The same was expected of Bona, to marry a man from another royal family or of the elite class.
However, Bona followed her heart and got married to an ordinary man.
Simba said he knew Bona Mugabe was the one for him the moment he laid his eyes on her.
“The only thing I can tell you is that I am just a very normal guy,” said Chikore in a local weekly paper.
“I am just a guy who saw a girl, I loved her and that was it…”
The new family were blessed with more than US$300 000, cattle and other livestock.
President Mugabe and Amai Mugabe gave the new family US$100 000 and 55 head of cattle.
“Ini naAmai takati vana vari kutifadza ava, ngatiedzeiwo kuvatsvagira zvatingavatsvagire, mombe tinadzo tovatsvagira, takati we should give them not less than 55,” said President Mugabe.
“Financially, we know they (Simba and Bona) have spent quite a lot on their wedding.

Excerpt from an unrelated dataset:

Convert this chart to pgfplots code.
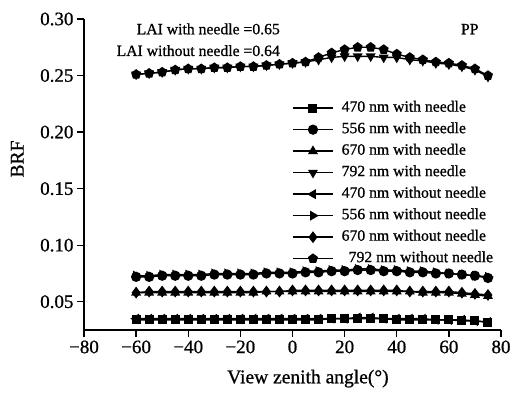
\documentclass[border=0pt]{standalone}
\usepackage{fontspec}
\setmainfont{Liberation Serif}[FakeBold=0.8]
\usepackage{pgfplots}
\usepackage{pgfplotstable}
\pgfplotsset{compat=1.18}
\pgfplotstableread{
a    w470 w556 w670 w792 n470 n556 n670 n792
-60  .034 .072 .058 .251 .035 .073 .058 .251
-55  .034 .072 .058 .252 .035 .073 .059 .252
-50  .034 .073 .058 .253 .035 .074 .059 .253
-45  .034 .073 .058 .255 .035 .074 .059 .255
-40  .034 .073 .058 .256 .035 .074 .059 .256
-35  .034 .073 .058 .256 .035 .074 .059 .256
-30  .034 .074 .058 .257 .035 .075 .059 .257
-25  .034 .074 .058 .257 .035 .075 .059 .257
-20  .034 .074 .058 .258 .035 .075 .059 .258
-15  .034 .074 .058 .258 .035 .075 .059 .258
-10  .034 .075 .059 .259 .035 .076 .059 .259
-5   .034 .075 .059 .260 .035 .076 .059 .260
0    .034 .075 .059 .261 .035 .076 .060 .261
5    .034 .076 .059 .262 .035 .077 .060 .262
10   .034 .076 .059 .264 .035 .077 .060 .266
15   .035 .077 .059 .266 .035 .078 .060 .270
20   .035 .077 .059 .267 .035 .078 .060 .273
25   .035 .078 .059 .267 .036 .079 .060 .275
30   .035 .078 .059 .267 .036 .079 .060 .275
35   .035 .077 .059 .266 .035 .078 .060 .273
40   .034 .077 .059 .266 .035 .078 .060 .269
45   .034 .076 .059 .264 .035 .077 .059 .266
50   .034 .076 .058 .263 .035 .077 .059 .264
55   .034 .075 .058 .261 .034 .076 .059 .262
60   .034 .075 .058 .260 .034 .075 .059 .261
65   .033 .074 .057 .258 .034 .074 .058 .259
70   .033 .073 .056 .255 .033 .073 .057 .256
75   .032 .071 .055 .249 .032 .072 .056 .250
}\brf
\begin{document}
\begin{tikzpicture}
\useasboundingbox (-84pt,-63pt) rectangle (429pt,330pt);
\begin{axis}[
  at={(0pt,0pt)}, anchor=south west,
  scale only axis, width=417pt, height=311pt,
  xmin=-80, xmax=80, ymin=0.025, ymax=0.30,
  axis x line*=bottom, axis y line*=left,
  axis line style={line width=1.3pt},
  tick align=outside, major tick length=7pt,
  tick style={line width=1.3pt, black},
  xtick={-80,-60,-40,-20,0,20,40,60,80},
  xticklabels={−80,−60,−40,−20,0,20,40,60,80},
  ytick={0.05,0.10,0.15,0.20,0.25,0.30},
  yticklabels={0.05,0.10,0.15,0.20,0.25,0.30},
  tick label style={font=\fontsize{19}{22}\selectfont},
  xlabel={View zenith angle(°)},
  ylabel={BRF},
  label style={font=\fontsize{19.5}{22}\selectfont},
  xlabel style={at={(axis description cs:0.537,-0.1714)}, anchor=base},
  ylabel style={at={(axis description cs:-0.16,0.55)}, anchor=center},
  legend style={at={(axis description cs:0.499,0.738)}, anchor=north west,
    draw=none, fill=none, inner sep=0pt, row sep=6.5pt,
    font=\fontsize{15.7}{18}\selectfont,
    nodes={inner sep=0pt, text height=11pt, text depth=4pt},
    /tikz/every odd column/.append style={column sep=8pt}},
  legend cell align=left,
  legend image code/.code={\draw[mark repeat=2,mark phase=2] plot coordinates {(0pt,0pt) (20pt,0pt) (40pt,0pt)};},
  every axis plot/.append style={black, line width=1.4pt, mark size=4.4pt, mark options={solid, fill=black}},
]
\addplot[mark=square*, mark size=3.8pt] table[x=a,y=w470] {\brf};
\addlegendentry{470 nm with needle}
\addplot[mark=*] table[x=a,y=w556] {\brf};
\addlegendentry{556 nm with needle}
\addplot[mark=triangle*] table[x=a,y=w670] {\brf};
\addlegendentry{670 nm with needle}
\addplot[mark=triangle*, mark options={rotate=180}] table[x=a,y=w792] {\brf};
\addlegendentry{792 nm with needle}
\addplot[mark=triangle*, mark options={rotate=90}] table[x=a,y=n470] {\brf};
\addlegendentry{470 nm without needle}
\addplot[mark=triangle*, mark options={rotate=-90}] table[x=a,y=n556] {\brf};
\addlegendentry{556 nm without needle}
\addplot[mark=diamond*, mark size=4.8pt] table[x=a,y=n670] {\brf};
\addlegendentry{670 nm without needle}
\addplot[mark=pentagon*] table[x=a,y=n792] {\brf};
\addlegendentry{\hspace{7pt}792 nm without needle}
\node[anchor=base east, font=\fontsize{15.7}{18}\selectfont] at (axis cs:-3.5,0.2865) {LAI with needle =0.65};
\node[anchor=base east, font=\fontsize{15.7}{18}\selectfont] at (axis cs:-3.5,0.2673) {LAI without needle =0.64};
\node[anchor=base west, font=\fontsize{15.7}{18}\selectfont] at (axis cs:63.3,0.2865) {PP};
\end{axis}
\end{tikzpicture}
\end{document}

“We have spent quite a lot too.
“Tine maexpenses akati kuti zvedu, but we have put aside a bit of money so we’re giving them US$100 000 for that.”
The President also gave assurances that he and the First Lady will always have their doors open should the new couple need any assistance.
“Tiri kudeveloper-wo mbichana mbichana kudairy kwedu, mombe taanadzo dzakatiwandei tinokwanisa kutengesawo kuti tibatsirikane.”
A local mining company weighed in with another US$100 000.
Equatorial Guinea President, Mr Teodoro Obiang Nguema Mbasogo and his wife, gave the newlyweds US$35 000.
Businessman, Mr Ihmad Ahmed made a gift of US50 000, while Mr and Mrs Gabriel Mugabe showered the couple with US$25 000 and 10 head of cattle.
ZAOGA (FIF) Qatar gave Simba and his new wife US$2 600.
Zambian President Mr Michael Sata and his wife Dr Christine Kaseba congratulated the couple with a gift hamper worth about US$4 000.
Public Service, Labour and Social Welfare Minister Nicholas Goche came in with US$2 000, while the Zimbabwe Republic Police represented by Commissioner-General Augustine Chihuri presented the newlyweds with US$10 000.